Copy out each line that includes the word "seaborn".

+ + + +

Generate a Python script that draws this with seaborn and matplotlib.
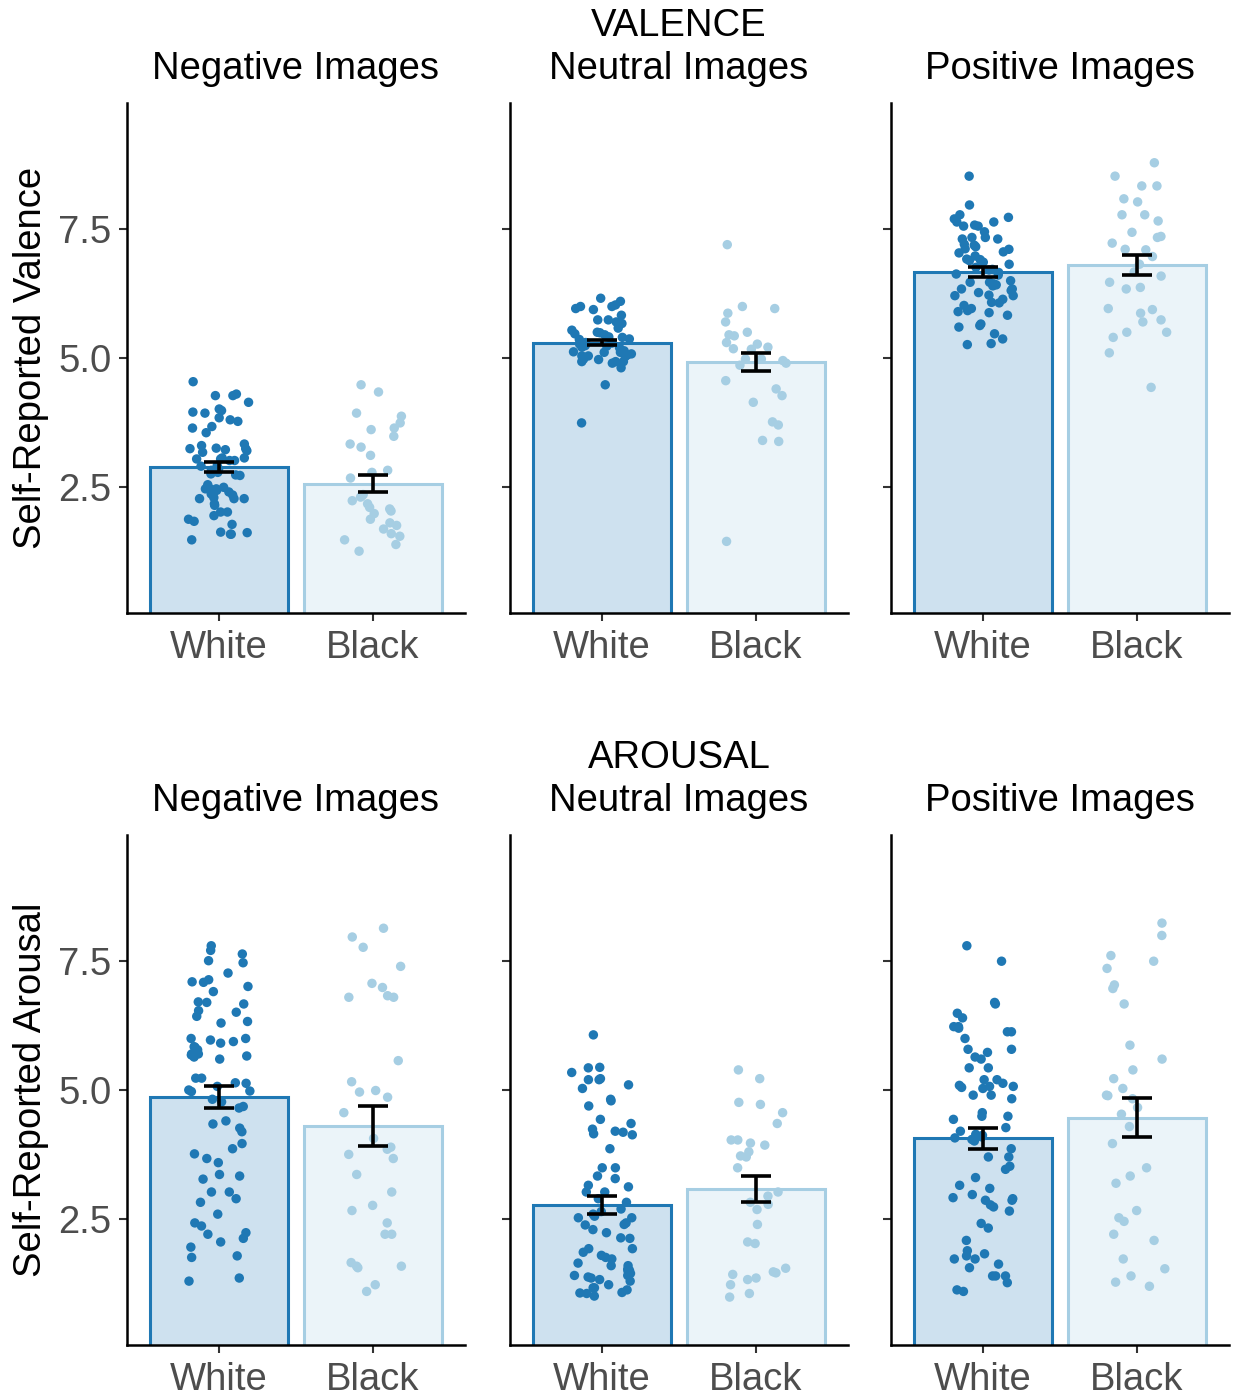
import numpy as np
import pandas as pd
import matplotlib
matplotlib.use("Agg")
import matplotlib.pyplot as plt
import seaborn as sns

# ---------------- data ----------------
groups = ["White", "Black"]
image_types = ["Negative Images", "Neutral Images", "Positive Images"]
measures = ["VALENCE", "AROUSAL"]
y_labels = ["Self-Reported Valence", "Self-Reported Arousal"]
y_ticks = [2.5, 5.0, 7.5]
y_tick_labels = ["2.5", "5.0", "7.5"]

# individual participant ratings
valence_negative_white = [4.54, 4.30, 4.27, 4.27, 4.14, 3.98, 4.01, 3.95, 3.93, 3.84, 3.80, 3.77,
                          3.67, 3.64, 3.55, 3.33, 3.30, 3.25, 3.24, 3.24, 3.22, 3.20, 3.17, 3.06,
                          3.06, 3.04, 3.04, 3.01, 3.01, 2.91, 2.90, 2.85, 2.82, 2.78, 2.75, 2.72,
                          2.73, 2.54, 2.49, 2.46, 2.46, 2.46, 2.40, 2.36, 2.43, 2.34, 2.29, 2.27,
                          2.27, 2.27, 2.17, 2.14, 2.01, 2.01, 1.94, 1.87, 1.83, 1.77, 1.62, 1.58,
                          1.61, 1.58, 1.47]
valence_negative_black = [4.48, 4.34, 3.93, 3.87, 3.74, 3.64, 3.61, 3.48, 3.33, 3.27, 3.11, 2.82,
                          2.78, 2.67, 2.35, 2.33, 2.30, 2.23, 2.17, 2.10, 2.07, 2.03, 1.98, 1.87,
                          1.80, 1.75, 1.68, 1.59, 1.54, 1.47, 1.38, 1.25]
valence_neutral_white = [6.16, 6.10, 6.03, 6.00, 6.00, 5.96, 5.94, 5.83, 5.74, 5.74, 5.70, 5.67,
                         5.58, 5.54, 5.50, 5.49, 5.47, 5.45, 5.41, 5.40, 5.37, 5.36, 5.30, 5.29,
                         5.27, 5.24, 5.23, 5.21, 5.20, 5.14, 5.12, 5.11, 5.11, 5.08, 5.04, 5.04,
                         5.03, 5.06, 4.98, 4.97, 4.93, 4.93, 4.93, 4.90, 4.81, 4.48, 3.74]
valence_neutral_black = [7.20, 6.00, 5.96, 5.87, 5.70, 5.50, 5.45, 5.43, 5.30, 5.27, 5.21, 5.17,
                         5.18, 4.98, 4.98, 4.95, 4.90, 4.86, 4.56, 4.40, 4.27, 4.14, 3.76, 3.70,
                         3.40, 3.38, 1.44]
valence_positive_white = [8.53, 7.97, 7.78, 7.73, 7.70, 7.64, 7.64, 7.58, 7.56, 7.56, 7.45, 7.34,
                          7.34, 7.31, 7.31, 7.21, 7.19, 7.16, 7.12, 7.11, 7.06, 7.04, 6.98, 6.92,
                          6.91, 6.89, 6.86, 6.82, 6.76, 6.72, 6.71, 6.66, 6.63, 6.61, 6.50, 6.47,
                          6.47, 6.44, 6.42, 6.40, 6.34, 6.34, 6.31, 6.27, 6.22, 6.21, 6.21, 6.14,
                          6.08, 6.07, 6.02, 5.96, 5.92, 5.88, 5.90, 5.83, 5.66, 5.63, 5.60, 5.47,
                          5.37, 5.28, 5.26]
valence_positive_black = [8.79, 8.53, 8.34, 8.34, 8.09, 8.03, 7.78, 7.78, 7.66, 7.44, 7.36, 7.34,
                          7.23, 7.10, 7.11, 6.97, 6.82, 6.67, 6.59, 6.47, 6.37, 6.34, 5.96, 5.94,
                          5.87, 5.74, 5.70, 5.50, 5.50, 5.40, 5.10, 4.43]

arousal_negative_white = [7.80, 7.71, 7.64, 7.51, 7.47, 7.27, 7.14, 7.10, 7.09, 7.01, 6.91, 6.71,
                          6.70, 6.67, 6.54, 6.51, 6.43, 6.33, 6.30, 6.00, 6.00, 5.97, 5.94, 5.91,
                          5.84, 5.83, 5.78, 5.70, 5.70, 5.68, 5.66, 5.64, 5.60, 5.23, 5.23, 5.14,
                          5.13, 5.07, 5.00, 4.98, 4.97, 4.82, 4.77, 4.68, 4.65, 4.40, 4.34, 4.26,
                          4.19, 3.96, 3.86, 3.76, 3.67, 3.59, 3.36, 3.33, 3.27, 3.02, 3.02, 2.89,
                          2.82, 2.59, 2.42, 2.36, 2.23, 2.20, 2.12, 2.05, 1.95, 1.78, 1.75, 1.35,
                          1.29]
arousal_negative_black = [8.14, 7.97, 7.77, 7.40, 7.07, 6.99, 6.83, 6.80, 6.80, 5.57, 5.16, 4.99,
                          4.96, 4.86, 4.56, 4.06, 3.89, 3.85, 3.75, 3.67, 3.36, 3.02, 2.76, 2.66,
                          2.42, 2.20, 2.20, 1.58, 1.55, 1.58, 1.65, 1.22, 1.09]
arousal_neutral_white = [6.07, 5.44, 5.43, 5.34, 5.22, 5.20, 5.20, 5.10, 5.03, 4.82, 4.79, 4.69,
                         4.43, 4.35, 4.24, 4.20, 4.18, 4.15, 4.13, 3.86, 3.49, 3.49, 3.33, 3.28,
                         3.15, 3.12, 3.02, 3.02, 2.89, 2.82, 2.69, 2.64, 2.59, 2.55, 2.52, 2.52,
                         2.42, 2.39, 2.38, 2.29, 2.23, 2.13, 2.12, 1.92, 1.92, 1.85, 1.79, 1.75,
                         1.72, 1.64, 1.59, 1.59, 1.52, 1.50, 1.48, 1.44, 1.40, 1.40, 1.37, 1.35,
                         1.32, 1.29, 1.22, 1.16, 1.16, 1.12, 1.07, 1.06, 1.05, 1.00]
arousal_neutral_black = [5.39, 5.22, 4.76, 4.72, 4.56, 4.35, 4.03, 4.03, 3.97, 3.93, 3.80, 3.72,
                         3.70, 3.49, 3.02, 2.94, 2.82, 2.78, 2.68, 2.39, 2.05, 2.02, 1.54, 1.47,
                         1.45, 1.42, 1.35, 1.32, 1.22, 1.05, 0.98]
arousal_positive_white = [7.80, 7.50, 6.70, 6.67, 6.49, 6.40, 6.23, 6.23, 6.20, 6.13, 6.13, 6.00,
                          5.79, 5.79, 5.73, 5.64, 5.60, 5.43, 5.43, 5.20, 5.20, 5.13, 5.09, 5.07,
                          5.07, 5.05, 5.03, 4.90, 4.90, 4.83, 4.56, 4.49, 4.49, 4.43, 4.27, 4.20,
                          4.14, 4.12, 4.09, 4.07, 4.04, 4.01, 3.86, 3.70, 3.70, 3.52, 3.46, 3.30,
                          3.15, 3.09, 2.97, 2.91, 2.89, 2.86, 2.86, 2.77, 2.73, 2.65, 2.41, 2.32,
                          2.08, 1.88, 1.82, 1.78, 1.72, 1.72, 1.62, 1.55, 1.39, 1.39, 1.39, 1.26,
                          1.12, 1.09]
arousal_positive_black = [8.24, 8.00, 7.61, 7.50, 7.36, 7.04, 6.97, 6.67, 5.87, 5.60, 5.39, 5.22,
                          5.03, 4.90, 4.89, 4.83, 4.66, 4.53, 4.29, 3.96, 3.49, 3.33, 3.19, 2.66,
                          2.52, 2.45, 2.20, 2.08, 1.72, 1.53, 1.39, 1.27, 1.19]

# group means and standard errors (Negative, Neutral, Positive)
valence_mean_white = [2.88, 5.30, 6.67]
valence_mean_black = [2.56, 4.92, 6.80]
valence_se_white = [0.10, 0.05, 0.09]
valence_se_black = [0.16, 0.18, 0.19]
arousal_mean_white = [4.87, 2.77, 4.06]
arousal_mean_black = [4.30, 3.08, 4.46]
arousal_se_white = [0.21, 0.17, 0.20]
arousal_se_black = [0.39, 0.26, 0.38]

points = {
    ("VALENCE", 0): (valence_negative_white, valence_negative_black),
    ("VALENCE", 1): (valence_neutral_white, valence_neutral_black),
    ("VALENCE", 2): (valence_positive_white, valence_positive_black),
    ("AROUSAL", 0): (arousal_negative_white, arousal_negative_black),
    ("AROUSAL", 1): (arousal_neutral_white, arousal_neutral_black),
    ("AROUSAL", 2): (arousal_positive_white, arousal_positive_black),
}
summary = {
    "VALENCE": (valence_mean_white, valence_mean_black, valence_se_white, valence_se_black),
    "AROUSAL": (arousal_mean_white, arousal_mean_black, arousal_se_white, arousal_se_black),
}

# ---------------- style ----------------
sns.set_theme(style="ticks")
plt.rcParams["font.family"] = ["Liberation Sans", "DejaVu Sans"]

line_colors = {"White": "#1F78B4", "Black": "#A6CEE3"}
fill_alpha = 0.22
fill_colors = {}
for g, c in line_colors.items():
    rgb = np.array(matplotlib.colors.to_rgb(c))
    fill_colors[g] = tuple(1 - fill_alpha * (1 - rgb))

FS = 27.5
W, H = 1235, 1395
fig = plt.figure(figsize=(W / 100, H / 100), dpi=100)

col_left = [127, 510, 891]
ax_w = 338
row_box = [(103, 613), (835, 1345)]

np.random.seed(7)

for r, measure in enumerate(measures):
    top, bot = row_box[r]
    mw, mb, sw, sb = summary[measure]
    for c, itype in enumerate(image_types):
        ax = fig.add_axes([col_left[c] / W, 1 - bot / H, ax_w / W, (bot - top) / H])
        white_vals, black_vals = points[(measure, c)]
        df_pts = pd.DataFrame({
            "group": ["White"] * len(white_vals) + ["Black"] * len(black_vals),
            "value": list(white_vals) + list(black_vals),
        })
        df_bar = pd.DataFrame({"group": groups, "mean": [mw[c], mb[c]], "se": [sw[c], sb[c]]})

        sns.barplot(data=df_bar, x="group", y="mean", hue="group", order=groups,
                    hue_order=groups, palette=fill_colors, width=0.9, errorbar=None,
                    legend=False, ax=ax, linewidth=2.2)
        for patch, g in zip(ax.patches, groups):
            patch.set_edgecolor(line_colors[g])
            patch.set_facecolor(fill_colors[g])

        sns.stripplot(data=df_pts, x="group", y="value", hue="group", order=groups,
                      hue_order=groups, palette=line_colors, jitter=0.2, size=6.8,
                      linewidth=0, legend=False, ax=ax, zorder=3)

        ax.errorbar(x=[0, 1], y=df_bar["mean"], yerr=df_bar["se"], fmt="none",
                    ecolor="black", elinewidth=2.6, capsize=10.8, capthick=2.6, zorder=4)

        ax.set_xlim(-0.6, 1.6)
        ax.set_ylim(0.05, 9.95)
        ax.set_yticks(y_ticks)
        ax.set_xlabel("")
        if c == 0:
            ax.set_yticklabels(y_tick_labels)
            ax.set_ylabel(y_labels[r], fontsize=FS, color="black")
            ax.yaxis.set_label_coords(-0.232, 0.5)
        else:
            ax.set_yticklabels([])
            ax.set_ylabel("")
        ax.tick_params(axis="both", labelsize=FS, labelcolor="#4D4D4D", color="#333333",
                       width=1.5, length=6)
        ax.tick_params(axis="x", pad=6)
        ax.tick_params(axis="y", pad=5)
        for side in ["top", "right"]:
            ax.spines[side].set_visible(False)
        for side in ["left", "bottom"]:
            ax.spines[side].set_linewidth(1.8)
            ax.spines[side].set_color("black")

        title = f"{measure}\n{itype}" if c == 1 else itype
        ax.set_title(title, fontsize=FS, color="black", pad=17, linespacing=1.25)

fig.savefig("out.png", dpi=100, facecolor="white")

+ + + +

Worked answer:
Generate a Python script that draws this with seaborn and matplotlib.
import seaborn as sns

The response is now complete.